**Data listing**
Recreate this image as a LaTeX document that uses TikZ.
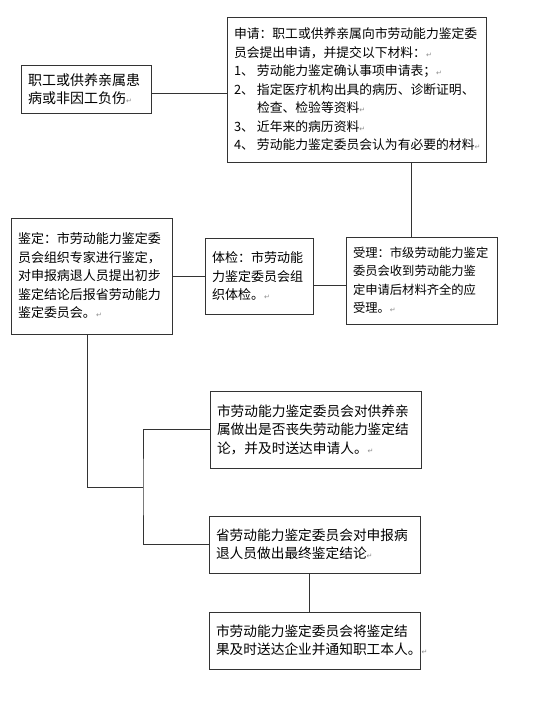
\documentclass[tikz,border=0pt]{standalone}
\usepackage{fontspec}
\newfontfamily\cjk{Noto Sans CJK SC}
\newfontfamily\symfont{DejaVu Sans}
\usetikzlibrary{calc}
\tikzset{
    flow chart/.style = {x=1pt, y=-1pt},
    txt/.style        = {font=\cjk\fontsize{#1}{18.5}\selectfont},
    box/.style        = {draw=black!80, line width=0.8pt, fill=white,
                         align=left, inner xsep=7pt, inner ysep=0pt, txt=13},
    line/.style       = {draw=black!80, line width=0.8pt}
}
\newcommand{\pmk}{{\symfont\fontsize{7}{7}\selectfont\color{black!45}↵}}
\newcommand{\itm}[1]{\makebox[23pt][l]{#1}}

\begin{document}
\begin{tikzpicture}[flow chart]
\useasboundingbox (0,0) rectangle (536,702);

% ================= Application =================
\node[box, txt=14, text width=116pt, minimum height=48pt] (patient) at (86,89)
    {职工或供养亲属患\\病或非因工负伤\pmk};
\node[box, txt=12.8, text width=245pt, minimum height=145pt] (apply) at (356.5,89.5)
    {申请：职工或供养亲属向市劳动能力鉴定委\\
     员会提出申请，并提交以下材料：\pmk\\
     \itm{1、}劳动能力鉴定确认事项申请表；\pmk\\
     \itm{2、}指定医疗机构出具的病历、诊断证明、\\
     \hspace*{23pt}检查、检验等资料\pmk\\
     \itm{3、}近年来的病历资料\pmk\\
     \itm{4、}劳动能力鉴定委员会认为有必要的材料\pmk};

% ================= Acceptance, examination, appraisal =================
\node[box, txt=12.3, text width=137pt, minimum height=87pt] (accept) at (421.5,280.5)
    {受理：市级劳动能力鉴定\\委员会收到劳动能力鉴\\定申请后材料齐全的应\\受理。\pmk};
\node[box, text width=94pt, minimum height=76pt] (exam) at (259,276)
    {体检：市劳动能\\力鉴定委员会组\\织体检。\pmk};
\node[box, text width=147pt, minimum height=116pt] (appraise) at (91.5,276)
    {鉴定：市劳动能力鉴定委\\员会组织专家进行鉴定，\\对申报病退人员提出初步\\鉴定结论后报省劳动能力\\鉴定委员会。\pmk};

% ================= Conclusions =================
\node[box, txt=13.7, text width=197pt, minimum height=77pt] (kinresult) at (315.5,429.5)
    {市劳动能力鉴定委员会对供养亲\\属做出是否丧失劳动能力鉴定结\\论，并及时送达申请人。\pmk};
\node[box, txt=13.7, text width=197pt, minimum height=57pt] (final) at (314.5,544.5)
    {省劳动能力鉴定委员会对申报病\\退人员做出最终鉴定结论\pmk};
\node[box, txt=13.7, text width=197pt, minimum height=57pt] (notify) at (314.5,640.5)
    {市劳动能力鉴定委员会将鉴定结\\果及时送达企业并通知职工本人。\pmk};

% ================= Connectors =================
\coordinate (drop) at (411,0);
\coordinate (trunk) at (87,487);
\coordinate (fork) at (143,487);
\coordinate (link) at (309,0);
\draw[line] ([yshift=-4pt]patient.east) -- ([yshift=-4pt]patient.east -| apply.west);
\draw[line] (apply.south -| drop) -- (accept.north -| drop);
\draw[line] ([yshift=-4.5pt]accept.west) -- ([yshift=-4.5pt]accept.west -| exam.east);
\draw[line] (exam.west) -- (appraise.east);
\draw[line] (appraise.south -| trunk) -- (trunk) -- (fork);
\draw[line] (kinresult.west) -| (fork) |- (final.west);
\draw[line] (final.south -| link) -- (notify.north -| link);

\end{tikzpicture}
\end{document}
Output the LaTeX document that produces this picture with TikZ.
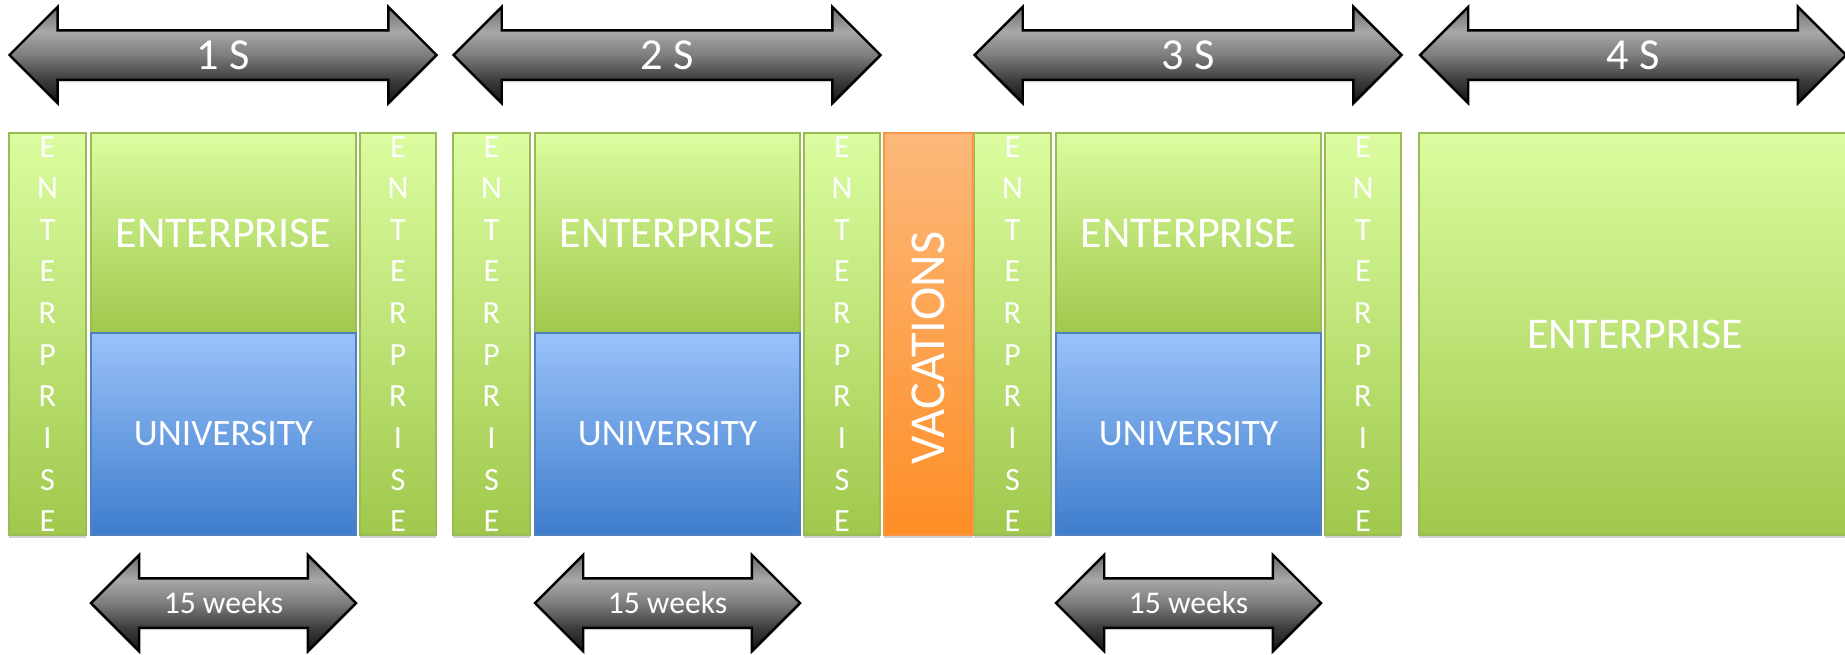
\documentclass[tikz,border=0pt]{standalone}
\usepackage{fontspec}
\setmainfont{Carlito}
\usepackage{tikz}
\usetikzlibrary{shapes.arrows,shadings,shadows}

\definecolor{entTop}{RGB}{219,253,160}
\definecolor{entBot}{RGB}{160,200,76}
\definecolor{entLine}{RGB}{155,187,89}
\definecolor{uniTop}{RGB}{153,194,250}
\definecolor{uniBot}{RGB}{62,125,204}
\definecolor{uniLine}{RGB}{79,129,189}
\definecolor{vacTop}{RGB}{252,184,122}
\definecolor{vacBot}{RGB}{254,142,38}
\definecolor{vacLine}{RGB}{247,150,70}
\definecolor{arrA}{RGB}{20,20,20}
\definecolor{arrB}{RGB}{60,60,60}
\definecolor{arrC}{RGB}{125,125,125}
\definecolor{arrD}{RGB}{168,168,168}
\definecolor{arrE}{RGB}{110,110,110}
\pgfdeclareverticalshading{arrowgray}{100bp}{color(0bp)=(arrA); color(25bp)=(arrA); color(37bp)=(arrB); color(50bp)=(arrC); color(62bp)=(arrD); color(75bp)=(arrE); color(100bp)=(arrE)}

\newcommand{\semfont}{\fontsize{12.6}{15}\selectfont}
\newcommand{\boxfont}{\fontsize{12.5}{15}\selectfont}
\newcommand{\unifont}{\fontsize{10.6}{13}\selectfont}
\newcommand{\colfont}{\fontsize{9.2}{11.84}\selectfont}
\newcommand{\vacfont}{\fontsize{14.3}{17}\selectfont}
\newcommand{\weekfont}{\fontsize{9}{11}\selectfont}
\newcommand{\entcol}{E\\N\\T\\E\\R\\P\\R\\I\\S\\E}

\tikzset{
  softshadow/.style={drop shadow={shadow xshift=0pt, shadow yshift=-0.025cm, opacity=0.18, fill=black}},
  entbox/.style={softshadow, draw=entLine, line width=0.6pt, top color=entTop, bottom color=entBot, text=white, inner sep=0pt},
  unibox/.style={draw=uniLine, line width=0.6pt, top color=uniTop, bottom color=uniBot, text=white, inner sep=0pt},
  vacbox/.style={softshadow, draw=vacLine, line width=0.6pt, top color=vacTop, bottom color=vacBot, inner sep=0pt},
  semarrow/.style={softshadow, double arrow, double arrow tip angle=90, double arrow head extend=0.235cm, draw=black, line width=0.7pt, shade, shading=arrowgray, text=white, inner sep=0pt, minimum height=4.27cm, text height=10.9pt, text depth=2.47pt, font=\semfont},
  weekarrow/.style={semarrow, minimum height=2.65cm, text height=9.6pt, text depth=3.77pt, font=\weekfont}
}

\begin{document}
\begin{tikzpicture}
  \useasboundingbox (0,0) rectangle (18.45,6.54);
  % three semesters with enterprise / university split
  \foreach \x/\n in {0.09/1,4.53/2,9.74/3}{
    \node[entbox, minimum width=0.77cm, minimum height=4.02cm, align=center, font=\colfont] (left\n) at (\x+0.385,3.20) {\entcol};
    \node[entbox, minimum width=2.65cm, minimum height=2.00cm, font=\boxfont] (ent\n) at (\x+2.145,4.21) {ENTERPRISE};
    \node[unibox, minimum width=2.65cm, minimum height=2.02cm, font=\unifont] (uni\n) at (\x+2.145,2.20) {UNIVERSITY};
    \node[entbox, minimum width=0.76cm, minimum height=4.02cm, align=center, font=\colfont] (right\n) at (\x+3.89,3.20) {\entcol};
    \node[semarrow] (sem\n) at (\x+2.14,5.99) {\n\ S};
    \node[weekarrow] (week\n) at (\x+2.145,0.51) {15 weeks};
  }
  % vacations
  \node[vacbox, minimum width=0.89cm, minimum height=4.02cm] (vac) at (9.285,3.20) {};
  \node[text=white, font=\vacfont, inner sep=0pt, rotate=90] (vactext) at ([yshift=-0.14cm]vac.center) {VACATIONS};
  % last semester
  \node[entbox, minimum width=4.32cm, minimum height=4.02cm, font=\boxfont] (ent4) at (16.35,3.20) {ENTERPRISE};
  \node[semarrow, minimum height=4.26cm] (sem4) at (16.33,5.99) {4\ S};
\end{tikzpicture}
\end{document}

**What you have to do**
Return only the lines running from the top of the data to the line that holds "(0,0) rectangle (536,702);". Include both of those lines, but skip the pictures.

**Task response**
Recreate this image as a LaTeX document that uses TikZ.
\documentclass[tikz,border=0pt]{standalone}
\usepackage{fontspec}
\newfontfamily\cjk{Noto Sans CJK SC}
\newfontfamily\symfont{DejaVu Sans}
\usetikzlibrary{calc}
\tikzset{
    flow chart/.style = {x=1pt, y=-1pt},
    txt/.style        = {font=\cjk\fontsize{#1}{18.5}\selectfont},
    box/.style        = {draw=black!80, line width=0.8pt, fill=white,
                         align=left, inner xsep=7pt, inner ysep=0pt, txt=13},
    line/.style       = {draw=black!80, line width=0.8pt}
}
\newcommand{\pmk}{{\symfont\fontsize{7}{7}\selectfont\color{black!45}↵}}
\newcommand{\itm}[1]{\makebox[23pt][l]{#1}}

\begin{document}
\begin{tikzpicture}[flow chart]
\useasboundingbox (0,0) rectangle (536,702);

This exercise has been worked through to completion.